Wetenschappers van de Korea Advanced Institute of Science and Technology zochten zes spelers op die ook sterk hadden gereageerd op Spiritfarer. In uitgebreide interviews vroegen ze waarom.
De gesprekken bleken vaak aandoenlijk: „Als je Alice moet laten gaan… dat moment maakte mij duidelijk dat het goed was dat [mijn oma met dementie] min of meer kon rusten”, schreef één geïnterviewde. Een andere gamer was geraakt door een gesprek dat hij had met iemand die meekeek. „Hij was iemand die duidelijk veel verlies had meegemaakt. Hij bedankte mij dat ik video’s over deze game had gemaakt.”
De game stelde ze bloot aan rouwervaringen die leken op wat ze hadden meegemaakt, maar gaf hun ook de ruimte om tussen deze ‘stressmomenten’ bezig te zijn met herstel, concludeerden de onderzoekers.
Sabine Harrer spreekt dan weer over ‘interreactiviteit’, de kern die games anders maakt dan boeken en films. Waar de interactie in boeken slechts van één kant komt – jij bladert, jij voelt – kunnen games op jou reageren. Ze passen zich aan jou aan, niet alleen in actie, maar ook in muziek en beeld.
Afscheid oefenen
Juist daarom is Life is Strange: True Colors (2021) misschien wel de mooiste game over rouw die ik ken.
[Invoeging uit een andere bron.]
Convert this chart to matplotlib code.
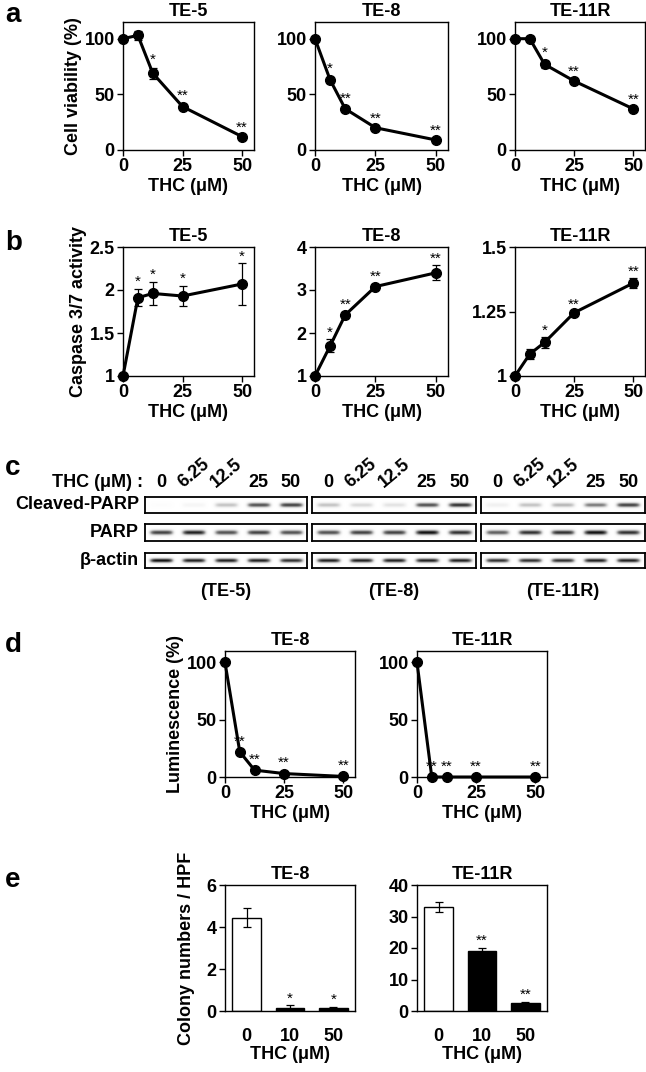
import matplotlib
matplotlib.use("Agg")
import matplotlib.pyplot as plt
import numpy as np

plt.rcParams['font.family'] = ['Liberation Sans', 'DejaVu Sans']
plt.rcParams['font.weight'] = 'bold'
FS = 13

conc = [0, 6.25, 12.5, 25, 50]
cells = ["TE-5", "TE-8", "TE-11R"]
via = {"TE-5": [100, 103, 69, 39, 12], "TE-8": [100, 63, 37, 20, 9], "TE-11R": [100, 100, 77, 62, 37]}
via_err = {"TE-5": [0, 4, 5, 2, 1], "TE-8": [0, 3, 2, 1, 1], "TE-11R": [0, 2, 3, 1, 1]}
via_sig = {"TE-5": ["", "", "*", "**", "**"], "TE-8": ["", "*", "**", "**", "**"], "TE-11R": ["", "", "*", "**", "**"]}
cas = {"TE-5": [1, 1.91, 1.96, 1.93, 2.07], "TE-8": [1, 1.7, 2.42, 3.08, 3.4], "TE-11R": [1, 1.085, 1.13, 1.245, 1.36]}
cas_err = {"TE-5": [0, 0.1, 0.13, 0.12, 0.24], "TE-8": [0, 0.15, 0.08, 0.06, 0.17], "TE-11R": [0, 0.02, 0.02, 0.005, 0.018]}
cas_sig = {"TE-5": ["", "*", "*", "*", "*"], "TE-8": ["", "*", "**", "**", "**"], "TE-11R": ["", "", "*", "**", "**"]}
cas_ylim = {"TE-5": (1, 2.5), "TE-8": (1, 4), "TE-11R": (1, 1.5)}
cas_ticks = {"TE-5": [1, 1.5, 2, 2.5], "TE-8": [1, 2, 3, 4], "TE-11R": [1, 1.25, 1.5]}
cas_tl = {"TE-5": ["1", "1.5", "2", "2.5"], "TE-8": ["1", "2", "3", "4"], "TE-11R": ["1", "1.25", "1.5"]}
lum_cells = ["TE-8", "TE-11R"]
lum = {"TE-8": [100, 22, 6, 3, 0.5], "TE-11R": [100, 0, 0, 0, 0]}
lum_sig = {"TE-8": ["", "**", "**", "**", "**"], "TE-11R": ["", "**", "**", "**", "**"]}
col_conc = ["0", "10", "50"]
col = {"TE-8": [4.45, 0.15, 0.15], "TE-11R": [33, 19, 2.5]}
col_err = {"TE-8": [0.45, 0.12, 0.06], "TE-11R": [1.5, 1.0, 0.5]}
col_sig = {"TE-8": ["", "*", "*"], "TE-11R": ["", "**", "**"]}
col_ylim = {"TE-8": (0, 6), "TE-11R": (0, 40)}
col_ticks = {"TE-8": [0, 2, 4, 6], "TE-11R": [0, 10, 20, 30, 40]}
blot_rows = ["Cleaved-PARP", "PARP", "β-actin"]
blot = {
    "TE-5": [[0.02, 0.08, 0.35, 0.75, 0.8], [0.8, 0.9, 0.75, 0.8, 0.75], [0.95, 0.9, 0.9, 0.9, 0.85]],
    "TE-8": [[0.35, 0.25, 0.2, 0.75, 0.85], [0.75, 0.8, 0.8, 0.95, 0.85], [0.9, 0.9, 0.9, 0.9, 0.9]],
    "TE-11R": [[0.12, 0.35, 0.4, 0.6, 0.8], [0.7, 0.85, 0.85, 0.95, 0.85], [0.85, 0.85, 0.85, 0.9, 0.9]],
}
blot_lanes = ["0", "6.25", "12.5", "25", "50"]

W, H = 646, 1072
fig = plt.figure(figsize=(W / 100, H / 100), dpi=100)

def ax_px(x0, y0, x1, y1):
    return fig.add_axes([x0 / W, 1 - y1 / H, (x1 - x0) / W, (y1 - y0) / H])

def style(ax):
    for s in ax.spines.values():
        s.set_linewidth(1.0)
    ax.tick_params(direction='out', length=4, width=1, labelsize=FS, pad=2)

def line_panel(ax, y, e, sig, title, off):
    ax.errorbar(conc, y, yerr=e, color='black', lw=2.2, marker='o', ms=7,
                capsize=3, elinewidth=0.9, capthick=0.9, clip_on=False, zorder=3)
    for xi, yi, ei, s in zip(conc, y, e, sig):
        if s:
            ax.text(xi, yi + ei + off, s, ha='center', va='bottom', fontsize=11, fontweight='normal')
    ax.set_xlim(0, 55)
    ax.set_xticks([0, 25, 50])
    ax.set_xlabel("THC (μM)", fontsize=FS, fontweight='bold', labelpad=2)
    ax.set_title(title, fontsize=FS, fontweight='bold', pad=4)
    style(ax)

# panel a
xs = [(123, 254), (315, 448), (515, 645)]
for (x0, x1), c in zip(xs, cells):
    ax = ax_px(x0, 22, x1, 150)
    line_panel(ax, via[c], via_err[c], via_sig[c], c, 1)
    ax.set_ylim(0, 115)
    ax.set_yticks([0, 50, 100])
    if c == "TE-5":
        ax.set_ylabel("Cell viability (%)", fontsize=FS, fontweight='bold', labelpad=2)

# panel b
for (x0, x1), c in zip(xs, cells):
    ax = ax_px(x0, 247, x1, 376)
    lo, hi = cas_ylim[c]
    line_panel(ax, cas[c], cas_err[c], cas_sig[c], c, 0)
    ax.set_ylim(lo, hi)
    ax.set_yticks(cas_ticks[c])
    ax.set_yticklabels(cas_tl[c])
    if c == "TE-5":
        ax.set_ylabel("Caspase 3/7 activity", fontsize=FS, fontweight='bold', labelpad=2)

# panel c
bx = [(145, 307), (312, 476), (481, 645)]
rows_y = [(497, 513), (524, 541), (553, 568)]
for (x0, x1), c in zip(bx, cells):
    for ri, (y0, y1) in enumerate(rows_y):
        ax = ax_px(x0, y0, x1, y1)
        vals = np.array(blot[c][ri])
        xx = np.linspace(0, 5, 300)
        yy = np.linspace(-1, 1, 40)
        X, Y = np.meshgrid(xx, yy)
        img = np.zeros_like(X)
        for li, v in enumerate(vals):
            img += v * np.exp(-((X - li - 0.5) / 0.36) ** 6) * np.exp(-(Y / 0.3) ** 2)
        img = np.clip(img, 0, 1)
        ax.imshow(img, cmap='Greys', vmin=0, vmax=1, aspect='auto', extent=[0, 5, -1, 1])
        ax.set_xticks([]); ax.set_yticks([])
        for s in ax.spines.values():
            s.set_linewidth(1.3)
        if c == "TE-5":
            fig.text((x0 - 6) / W, 1 - (y0 + y1) / 2 / H, blot_rows[ri], ha='right', va='center',
                     fontsize=FS, fontweight='bold')
    for li, lab in enumerate(blot_lanes):
        lx = x0 + (x1 - x0) * (li + 0.5) / 5
        rot = 40 if lab in ("6.25", "12.5") else 0
        fig.text(lx / W, 1 - 487 / H, lab, ha='center', va='baseline', rotation=rot,
                 fontsize=FS, fontweight='bold')
    fig.text((x0 + x1) / 2 / W, 1 - 592 / H, f"({c})", ha='center', va='center',
             fontsize=FS, fontweight='bold')
fig.text(143 / W, 1 - 487 / H, "THC (μM) :", ha='right', va='baseline', fontsize=FS, fontweight='bold')

# panel d
dx = [(225, 355), (417, 547)]
for (x0, x1), c in zip(dx, lum_cells):
    ax = ax_px(x0, 651, x1, 777)
    line_panel(ax, lum[c], [0] * 5, lum_sig[c], c, 3)
    ax.set_ylim(0, 110)
    ax.set_yticks([0, 50, 100])
    if c == "TE-8":
        ax.set_ylabel("Luminescence (%)", fontsize=FS, fontweight='bold', labelpad=2)

# panel e
for (x0, x1), c in zip(dx, lum_cells):
    ax = ax_px(x0, 885, x1, 1011)
    pos = np.arange(3)
    colors = ['white', 'black', 'black']
    ax.bar(pos, col[c], width=0.66, color=colors, edgecolor='black', lw=1,
           yerr=col_err[c], capsize=3, error_kw=dict(elinewidth=0.9, capthick=0.9))
    for p, v, e, s in zip(pos, col[c], col_err[c], col_sig[c]):
        if s:
            ax.text(p, v + e, s, ha='center', va='bottom', fontsize=11, fontweight='normal')
    ax.set_xticks(pos)
    ax.set_xticklabels(col_conc)
    ax.tick_params(axis='x', length=0, pad=12)
    ax.set_xlim(-0.5, 2.5)
    ax.set_ylim(*col_ylim[c])
    ax.set_yticks(col_ticks[c])
    ax.set_title(c, fontsize=FS, fontweight='bold', pad=4)
    style(ax)
    ax.tick_params(axis='x', length=0, pad=12)
    ax.set_xlabel("THC (μM)", fontsize=FS, fontweight='bold', labelpad=1)
    if c == "TE-8":
        ax.set_ylabel("Colony numbers / HPF", fontsize=FS, fontweight='bold', labelpad=8)

for lab, y in [("a", 15), ("b", 243), ("c", 468), ("d", 645), ("e", 880)]:
    fig.text(5 / W, 1 - y / H, lab, fontsize=20, fontweight='bold', va='center')

fig.savefig("out.png", dpi=100)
Hoofdpersonage Alex verloor op jonge leeftijd al alle stabiliteit in haar leven, en wanneer ze eindelijk een nieuwe start kan maken, sterft ook haar broer. Ze kan opeens de gevoelens van anderen niet meer buitensluiten. Dat levert heftige momenten op, maar meteen daarna geeft de game je alle ruimte. Ja, je kan verder met het verhaal. Maar je kan ook rondwandelen, naar mooie muziek luisteren, even genieten van een rustige omgeving. Een plaats om Alex haar gevoelens te laten verwerken maar óók ruimte om je eigen emoties even te voelen.
„Spiritfarer geeft je de kans om een andere identiteit aan te nemen en het afscheid nemen te oefenen”, schrijven gamewetenschappers Hailey Austin en Lydia Cooper van de Lodz Universiteit in Polen in hun paper uit 2021. „Dat brengt uiteindelijk catharsis met zich mee. Het loslaten van emotie.” Een game kan een beschermende omgeving bieden om actief met gevoelens rond verlies om te gaan.
In deze games is trauma slechts een echo: het kan je geen kwaad doen. Woede, jaloezie, angst, je kan het over je heen laten komen, er deel van zijn.
En dan weer loslaten.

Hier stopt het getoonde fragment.